É interessante que os vilões normalmente tenham planos, e os grandes vilões grandes planos, enquanto os heróis sejam muito mais reativos. Raramente há um plano para atingir a paz total, o bem estar social, ou a liga da vigilância, por exemplo. Muitas vezes os heróis encarnam o status quo, tomando para si a tarefa de defendê-lo contra a mudança, de reagir contra sua deterioração, de amenizar sua decadência. Inclusive de, ao tomar conhecimento de grandes planos, escolher o lado mais próximo à intuição e ao improviso. Nesse movimento, logística e vilania são conectadas, e o vilão pode tomar um ar de semi-deus, daquele que consegue unir projeto e objetivos, que conseguiria intervir efetivamente na realidade. Mas almejar ao divino, à um plano total, seria intervir demais, seria ultrapassar o limite aceitável do que um indivíduo não enredado ao social estabelecido pode fazer. Muitas vezes inclusive, isso explica o caráter incorruptível de alguns vilões, que só jogam o jogo da podridão social na medida em que ele é exigido pelo seu plano, nunca cedendo à corrupção que integra socialmente, esta mesquinha e burocrática.
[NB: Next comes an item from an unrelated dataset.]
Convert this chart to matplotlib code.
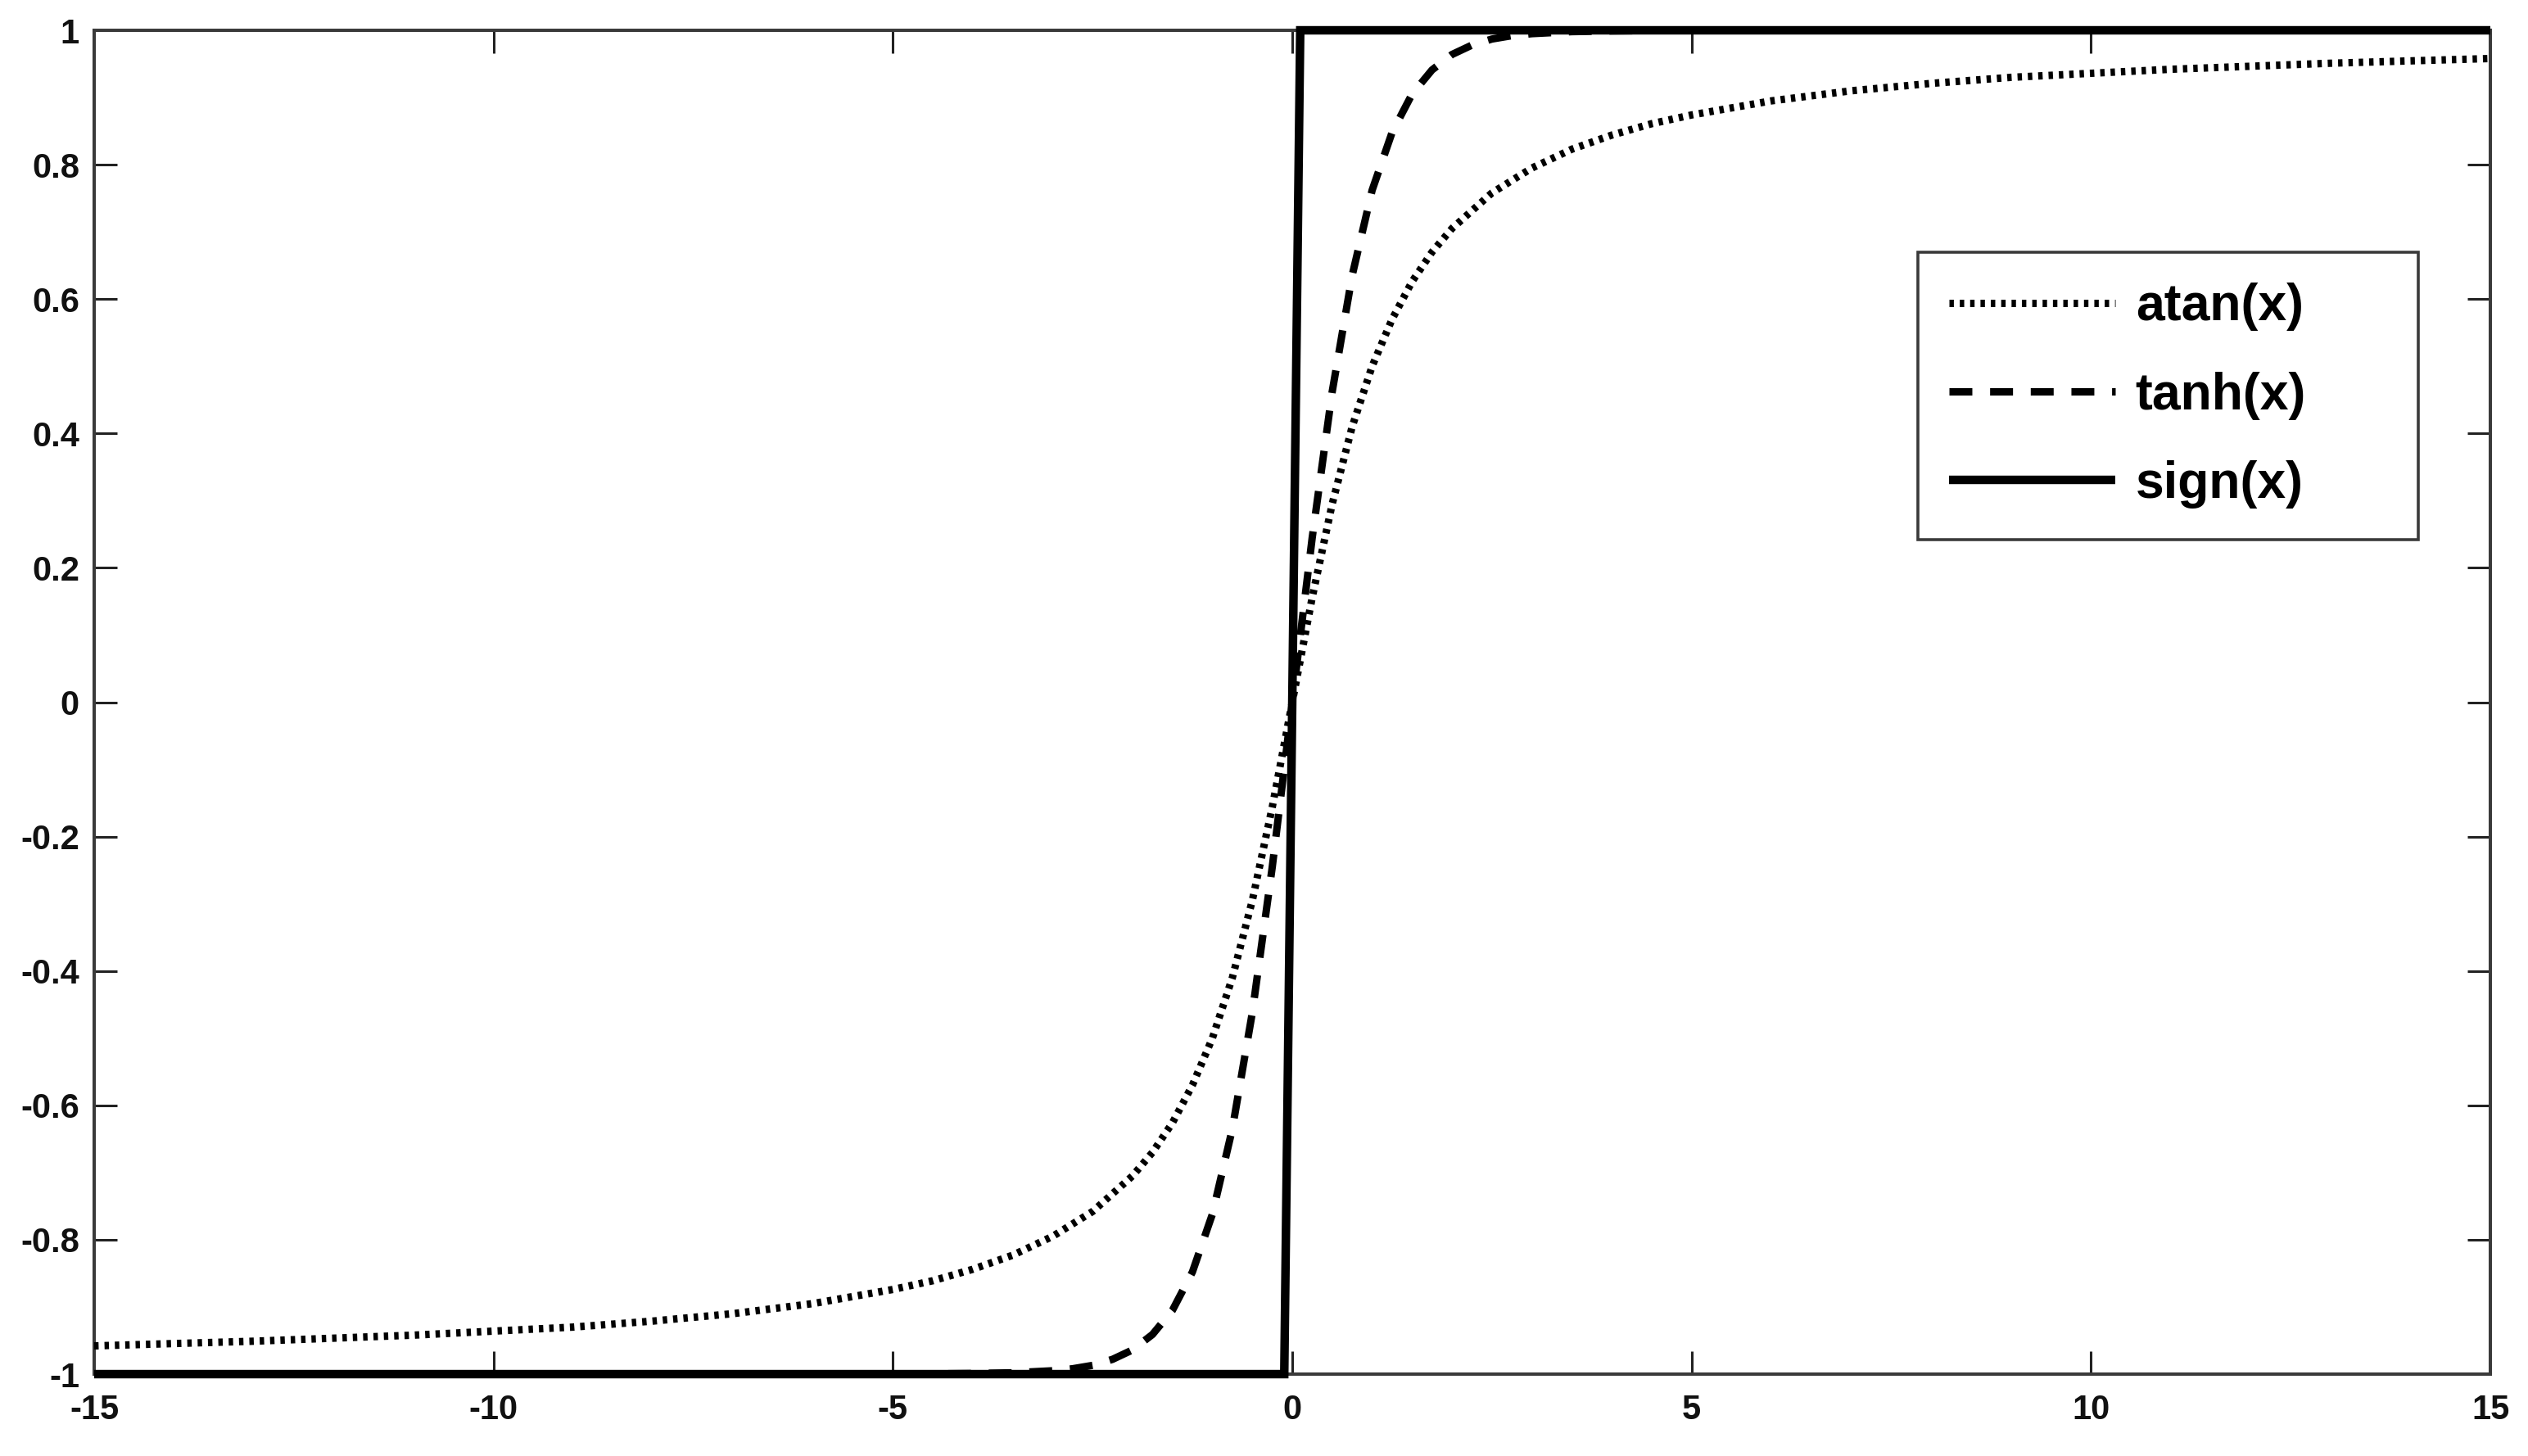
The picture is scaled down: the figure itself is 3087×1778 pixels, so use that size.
import matplotlib
matplotlib.use("Agg")
import matplotlib.pyplot as plt

plt.rcParams['font.family'] = ['Liberation Sans', 'DejaVu Sans']
plt.rcParams['axes.unicode_minus'] = False

# ---- data ----
atan_x = [-15, -13, -11, -9, -8, -7, -6, -5, -4.5, -4, -3.5, -3, -2.5, -2, -1.75,
          -1.5, -1.25, -1, -0.75, -0.5, -0.25, 0,
          0.25, 0.5, 0.75, 1, 1.25, 1.5, 1.75, 2, 2.5, 3, 3.5, 4, 4.5, 5, 6, 7,
          8, 9, 11, 13, 15]
atan_y = [-0.958, -0.951, -0.942, -0.930, -0.921, -0.910, -0.895, -0.874, -0.861,
          -0.844, -0.823, -0.795, -0.758, -0.705, -0.670, -0.626, -0.570, -0.500,
          -0.410, -0.295, -0.156, 0.000,
          0.156, 0.295, 0.410, 0.500, 0.570, 0.626, 0.670, 0.705, 0.758, 0.795,
          0.823, 0.844, 0.861, 0.874, 0.895, 0.910, 0.921, 0.930, 0.942, 0.951,
          0.958]

tanh_x = [-15, -5, -4, -3.5, -3, -2.75, -2.5, -2.25, -2, -1.75, -1.5, -1.25, -1,
          -0.75, -0.5, -0.25, 0,
          0.25, 0.5, 0.75, 1, 1.25, 1.5, 1.75, 2, 2.25, 2.5, 2.75, 3, 3.5, 4, 5, 15]
tanh_y = [-1.000, -1.000, -0.999, -0.998, -0.995, -0.992, -0.987, -0.978, -0.964,
          -0.941, -0.905, -0.848, -0.762, -0.635, -0.462, -0.245, 0.000,
          0.245, 0.462, 0.635, 0.762, 0.848, 0.905, 0.941, 0.964, 0.978, 0.987,
          0.992, 0.995, 0.998, 0.999, 1.000, 1.000]

sign_x = [-15, -0.1, 0.1, 15]
sign_y = [-1, -1, 1, 1]

labels = ["atan(x)", "tanh(x)", "sign(x)"]
x_ticks = [-15, -10, -5, 0, 5, 10, 15]
x_tick_labels = ["-15", "-10", "-5", "0", "5", "10", "15"]
y_ticks = [-1, -0.8, -0.6, -0.4, -0.2, 0, 0.2, 0.4, 0.6, 0.8, 1]
y_tick_labels = ["-1", "-0.8", "-0.6", "-0.4", "-0.2", "0", "0.2", "0.4", "0.6", "0.8", "1"]

# ---- figure ----
fig = plt.figure(figsize=(30.87, 17.78), dpi=100)
ax = fig.add_axes([0.03725, 0.05624, 0.98510 - 0.03725, 0.97919 - 0.05624])

l1, = ax.plot(atan_x, atan_y, color='black', lw=6.5, linestyle=(0, (0.6, 0.8)),
              dash_capstyle='butt', clip_on=False, zorder=3)
l2, = ax.plot(tanh_x, tanh_y, color='black', lw=6.5, linestyle=(0, (3.1, 2.4)),
              dash_capstyle='butt', clip_on=False, zorder=3)
l3, = ax.plot(sign_x, sign_y, color='black', lw=7.5, solid_capstyle='butt',
              solid_joinstyle='miter', clip_on=False, zorder=4)

ax.set_xlim(-15, 15)
ax.set_ylim(-1, 1)
ax.set_xticks(x_ticks)
ax.set_xticklabels(x_tick_labels, fontweight='bold')
ax.set_yticks(y_ticks)
ax.set_yticklabels(y_tick_labels, fontweight='bold')

spine_color = '#3a3a3a'
for s in ax.spines.values():
    s.set_linewidth(2.9)
    s.set_color(spine_color)
    s.set_zorder(2.5)

ax.tick_params(axis='both', which='both', direction='in', length=20, width=2.2,
               color='#222222', top=True, right=True, labelsize=30,
               labelcolor='#111111')
ax.tick_params(axis='y', pad=13)
ax.tick_params(axis='x', pad=17)

x0, x1 = 2342 / 3087, 2953 / 3087
y_top, y_bot = 1 - 308 / 1778, 1 - 656 / 1778
leg = fig.legend([l1, l2, l3], labels,
                 loc='upper left',
                 bbox_to_anchor=(x0, y_bot, x1 - x0, y_top - y_bot),
                 mode='expand', borderaxespad=0,
                 prop={'size': 45, 'weight': 'bold'},
                 handlelength=3.25, handletextpad=0.4,
                 labelspacing=0.79, borderpad=0.6, fancybox=False,
                 frameon=True, framealpha=1, edgecolor=spine_color)
leg.get_frame().set_linewidth(2.6)

fig.savefig("out.png", dpi=100, facecolor='white')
Penso ser interessante quando aparece um vilão que deseja intervir, mas percebe a dificuldade real de intervir na escala que ele almejaria. Ele precisa começar de algum lugar, e sua trajetória será cheia de reavaliações e de reviravoltas. Um vilão não necessariamente é um vetor de modernização ou primitivização que procura fazer tabula rasa na sociabilidade. Ele certamente quer fazer uma diferença, e de um modo não socialmente aceito. Mas, como pessoa enfrentando os desafios envolvidos em sua trajetória, ele vai não apenas resolver problemas, mas reavaliá-los, descobrir novos e ter de conviver com eles. Acabar por perder o objetivo de vista ou modificá-lo, ou ainda nem conseguir dar corpo ao mesmo, não o impede de ser vil. É o que penso. Conseguem pensar exemplos e contra-exemplos?
Exemplo: Voldemort, um vilão planejador e incorruptível dentro de sua lógica. Certamente quer um mundo do jeito dele e com ele sendo o grande soberano. Ele diz que tudo está acontecendo como ele planejou, mas claramente algumas coisas saem de controle e ele tem que fazer alterações. Isso de não conseguir dar corpo aos seus objetivos é o que no final faz ele se desesperar e sair agindo que nem um doido (já fora de seus scripts) pra tentar matar o Harry Potter.
Contra-exemplo: O Smith, do Matrix, também é um vilão que age segunda uma lógica bem incorruptível depois que ele é “libertado” pelo Neo. Só que eu acho que ele não é um grande planejador, ele é bem improvisador. Ele age que nem um vírus. Depois que ele toma a Profeta, ele passa a agir de acordo com visões, segundo o “destino” (isso o Voldemort tem também – visões do futuro), mas no final ele não entende porque ele não consegue acabar com o Neo e se desespera. Aí ele volta a improvisar e transforma o Neo nele mesmo, se destruindo pq ele anulou o antagonismo que dava existência a ele.